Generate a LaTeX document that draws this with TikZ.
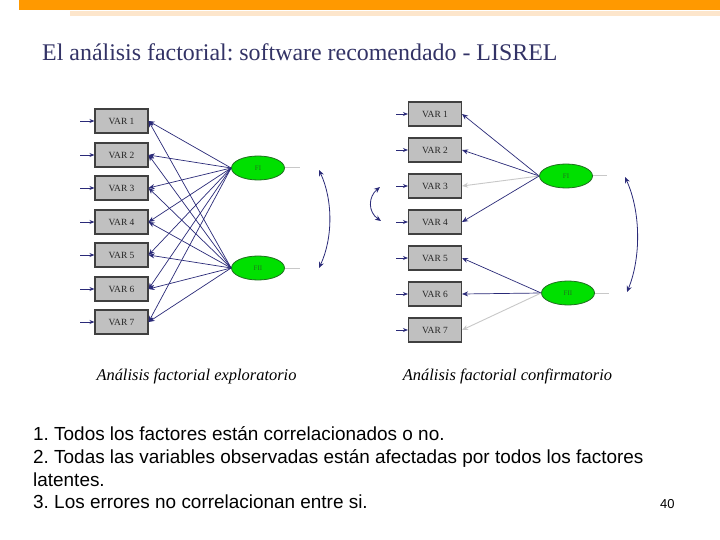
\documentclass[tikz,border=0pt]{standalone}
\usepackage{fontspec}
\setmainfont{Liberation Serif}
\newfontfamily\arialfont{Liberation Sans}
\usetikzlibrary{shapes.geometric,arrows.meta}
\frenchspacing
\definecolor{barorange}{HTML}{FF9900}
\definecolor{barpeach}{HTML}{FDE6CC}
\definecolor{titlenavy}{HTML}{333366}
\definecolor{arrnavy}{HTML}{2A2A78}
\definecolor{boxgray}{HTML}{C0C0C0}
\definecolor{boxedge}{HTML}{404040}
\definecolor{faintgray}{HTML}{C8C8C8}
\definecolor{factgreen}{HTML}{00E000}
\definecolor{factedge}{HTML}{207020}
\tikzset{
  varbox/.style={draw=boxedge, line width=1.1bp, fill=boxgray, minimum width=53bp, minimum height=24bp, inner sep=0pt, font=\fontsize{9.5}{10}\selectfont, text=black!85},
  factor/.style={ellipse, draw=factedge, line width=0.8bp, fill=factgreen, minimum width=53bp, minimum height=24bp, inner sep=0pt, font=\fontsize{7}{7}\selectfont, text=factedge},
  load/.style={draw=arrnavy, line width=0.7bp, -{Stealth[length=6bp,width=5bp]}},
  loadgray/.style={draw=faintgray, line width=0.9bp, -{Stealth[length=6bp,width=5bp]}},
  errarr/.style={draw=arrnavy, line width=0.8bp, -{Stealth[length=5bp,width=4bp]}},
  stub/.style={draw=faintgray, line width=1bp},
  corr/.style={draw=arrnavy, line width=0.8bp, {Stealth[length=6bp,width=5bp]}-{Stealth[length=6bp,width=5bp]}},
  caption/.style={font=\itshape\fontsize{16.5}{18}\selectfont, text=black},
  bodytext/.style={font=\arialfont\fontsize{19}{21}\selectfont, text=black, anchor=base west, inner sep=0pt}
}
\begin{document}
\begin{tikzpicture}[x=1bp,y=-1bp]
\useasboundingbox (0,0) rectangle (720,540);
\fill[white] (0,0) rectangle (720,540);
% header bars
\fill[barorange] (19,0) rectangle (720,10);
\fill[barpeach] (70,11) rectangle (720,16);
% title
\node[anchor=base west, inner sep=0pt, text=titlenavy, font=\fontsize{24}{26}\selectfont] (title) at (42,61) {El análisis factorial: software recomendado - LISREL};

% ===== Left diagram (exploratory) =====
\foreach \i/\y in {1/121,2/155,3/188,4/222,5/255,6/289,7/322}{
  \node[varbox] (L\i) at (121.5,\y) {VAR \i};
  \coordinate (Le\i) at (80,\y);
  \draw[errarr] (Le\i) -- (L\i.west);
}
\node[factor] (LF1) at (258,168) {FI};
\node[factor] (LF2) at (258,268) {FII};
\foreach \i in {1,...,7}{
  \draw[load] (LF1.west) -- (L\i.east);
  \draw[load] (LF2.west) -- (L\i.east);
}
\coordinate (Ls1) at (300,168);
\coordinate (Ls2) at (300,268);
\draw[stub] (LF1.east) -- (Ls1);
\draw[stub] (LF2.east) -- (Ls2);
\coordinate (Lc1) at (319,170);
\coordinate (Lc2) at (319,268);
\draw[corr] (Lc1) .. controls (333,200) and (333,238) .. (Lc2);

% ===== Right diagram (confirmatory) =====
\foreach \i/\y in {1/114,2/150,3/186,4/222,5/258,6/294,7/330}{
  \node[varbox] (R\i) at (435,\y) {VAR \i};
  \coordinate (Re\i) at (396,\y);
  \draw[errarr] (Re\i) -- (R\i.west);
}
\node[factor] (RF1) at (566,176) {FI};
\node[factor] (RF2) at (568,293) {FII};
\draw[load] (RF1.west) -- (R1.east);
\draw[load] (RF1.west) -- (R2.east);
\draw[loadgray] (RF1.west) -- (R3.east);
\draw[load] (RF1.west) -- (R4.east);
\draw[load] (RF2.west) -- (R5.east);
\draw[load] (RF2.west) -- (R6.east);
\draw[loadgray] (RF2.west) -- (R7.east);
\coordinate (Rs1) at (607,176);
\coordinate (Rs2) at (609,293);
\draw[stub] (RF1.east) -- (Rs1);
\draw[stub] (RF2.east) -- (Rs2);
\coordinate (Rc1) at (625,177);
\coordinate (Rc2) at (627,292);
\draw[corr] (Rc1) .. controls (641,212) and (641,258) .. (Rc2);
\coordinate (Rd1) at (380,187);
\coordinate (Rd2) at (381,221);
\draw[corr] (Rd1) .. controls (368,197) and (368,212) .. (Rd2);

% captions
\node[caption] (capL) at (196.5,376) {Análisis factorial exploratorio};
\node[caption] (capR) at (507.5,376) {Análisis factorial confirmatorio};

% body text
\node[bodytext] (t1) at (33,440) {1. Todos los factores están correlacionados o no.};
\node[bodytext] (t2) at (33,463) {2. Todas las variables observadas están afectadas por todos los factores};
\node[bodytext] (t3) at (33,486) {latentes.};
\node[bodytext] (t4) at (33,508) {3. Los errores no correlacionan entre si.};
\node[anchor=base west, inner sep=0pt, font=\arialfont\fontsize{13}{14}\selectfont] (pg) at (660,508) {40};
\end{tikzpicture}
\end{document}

========

◆ **EXERCISE PROMPT**: Omit the pictures and output all of the other material exactly.

◆ **TASK OUTPUT**:
Generate a LaTeX document that draws this with TikZ.
\documentclass[tikz,border=0pt]{standalone}
\usepackage{fontspec}
\setmainfont{Liberation Serif}
\newfontfamily\arialfont{Liberation Sans}
\usetikzlibrary{shapes.geometric,arrows.meta}
\frenchspacing
\definecolor{barorange}{HTML}{FF9900}
\definecolor{barpeach}{HTML}{FDE6CC}
\definecolor{titlenavy}{HTML}{333366}
\definecolor{arrnavy}{HTML}{2A2A78}
\definecolor{boxgray}{HTML}{C0C0C0}
\definecolor{boxedge}{HTML}{404040}
\definecolor{faintgray}{HTML}{C8C8C8}
\definecolor{factgreen}{HTML}{00E000}
\definecolor{factedge}{HTML}{207020}
\tikzset{
  varbox/.style={draw=boxedge, line width=1.1bp, fill=boxgray, minimum width=53bp, minimum height=24bp, inner sep=0pt, font=\fontsize{9.5}{10}\selectfont, text=black!85},
  factor/.style={ellipse, draw=factedge, line width=0.8bp, fill=factgreen, minimum width=53bp, minimum height=24bp, inner sep=0pt, font=\fontsize{7}{7}\selectfont, text=factedge},
  load/.style={draw=arrnavy, line width=0.7bp, -{Stealth[length=6bp,width=5bp]}},
  loadgray/.style={draw=faintgray, line width=0.9bp, -{Stealth[length=6bp,width=5bp]}},
  errarr/.style={draw=arrnavy, line width=0.8bp, -{Stealth[length=5bp,width=4bp]}},
  stub/.style={draw=faintgray, line width=1bp},
  corr/.style={draw=arrnavy, line width=0.8bp, {Stealth[length=6bp,width=5bp]}-{Stealth[length=6bp,width=5bp]}},
  caption/.style={font=\itshape\fontsize{16.5}{18}\selectfont, text=black},
  bodytext/.style={font=\arialfont\fontsize{19}{21}\selectfont, text=black, anchor=base west, inner sep=0pt}
}
\begin{document}
\begin{tikzpicture}[x=1bp,y=-1bp]
\useasboundingbox (0,0) rectangle (720,540);
\fill[white] (0,0) rectangle (720,540);
% header bars
\fill[barorange] (19,0) rectangle (720,10);
\fill[barpeach] (70,11) rectangle (720,16);
% title
\node[anchor=base west, inner sep=0pt, text=titlenavy, font=\fontsize{24}{26}\selectfont] (title) at (42,61) {El análisis factorial: software recomendado - LISREL};

% ===== Left diagram (exploratory) =====
\foreach \i/\y in {1/121,2/155,3/188,4/222,5/255,6/289,7/322}{
  \node[varbox] (L\i) at (121.5,\y) {VAR \i};
  \coordinate (Le\i) at (80,\y);
  \draw[errarr] (Le\i) -- (L\i.west);
}
\node[factor] (LF1) at (258,168) {FI};
\node[factor] (LF2) at (258,268) {FII};
\foreach \i in {1,...,7}{
  \draw[load] (LF1.west) -- (L\i.east);
  \draw[load] (LF2.west) -- (L\i.east);
}
\coordinate (Ls1) at (300,168);
\coordinate (Ls2) at (300,268);
\draw[stub] (LF1.east) -- (Ls1);
\draw[stub] (LF2.east) -- (Ls2);
\coordinate (Lc1) at (319,170);
\coordinate (Lc2) at (319,268);
\draw[corr] (Lc1) .. controls (333,200) and (333,238) .. (Lc2);

% ===== Right diagram (confirmatory) =====
\foreach \i/\y in {1/114,2/150,3/186,4/222,5/258,6/294,7/330}{
  \node[varbox] (R\i) at (435,\y) {VAR \i};
  \coordinate (Re\i) at (396,\y);
  \draw[errarr] (Re\i) -- (R\i.west);
}
\node[factor] (RF1) at (566,176) {FI};
\node[factor] (RF2) at (568,293) {FII};
\draw[load] (RF1.west) -- (R1.east);
\draw[load] (RF1.west) -- (R2.east);
\draw[loadgray] (RF1.west) -- (R3.east);
\draw[load] (RF1.west) -- (R4.east);
\draw[load] (RF2.west) -- (R5.east);
\draw[load] (RF2.west) -- (R6.east);
\draw[loadgray] (RF2.west) -- (R7.east);
\coordinate (Rs1) at (607,176);
\coordinate (Rs2) at (609,293);
\draw[stub] (RF1.east) -- (Rs1);
\draw[stub] (RF2.east) -- (Rs2);
\coordinate (Rc1) at (625,177);
\coordinate (Rc2) at (627,292);
\draw[corr] (Rc1) .. controls (641,212) and (641,258) .. (Rc2);
\coordinate (Rd1) at (380,187);
\coordinate (Rd2) at (381,221);
\draw[corr] (Rd1) .. controls (368,197) and (368,212) .. (Rd2);

% captions
\node[caption] (capL) at (196.5,376) {Análisis factorial exploratorio};
\node[caption] (capR) at (507.5,376) {Análisis factorial confirmatorio};

% body text
\node[bodytext] (t1) at (33,440) {1. Todos los factores están correlacionados o no.};
\node[bodytext] (t2) at (33,463) {2. Todas las variables observadas están afectadas por todos los factores};
\node[bodytext] (t3) at (33,486) {latentes.};
\node[bodytext] (t4) at (33,508) {3. Los errores no correlacionan entre si.};
\node[anchor=base west, inner sep=0pt, font=\arialfont\fontsize{13}{14}\selectfont] (pg) at (660,508) {40};
\end{tikzpicture}
\end{document}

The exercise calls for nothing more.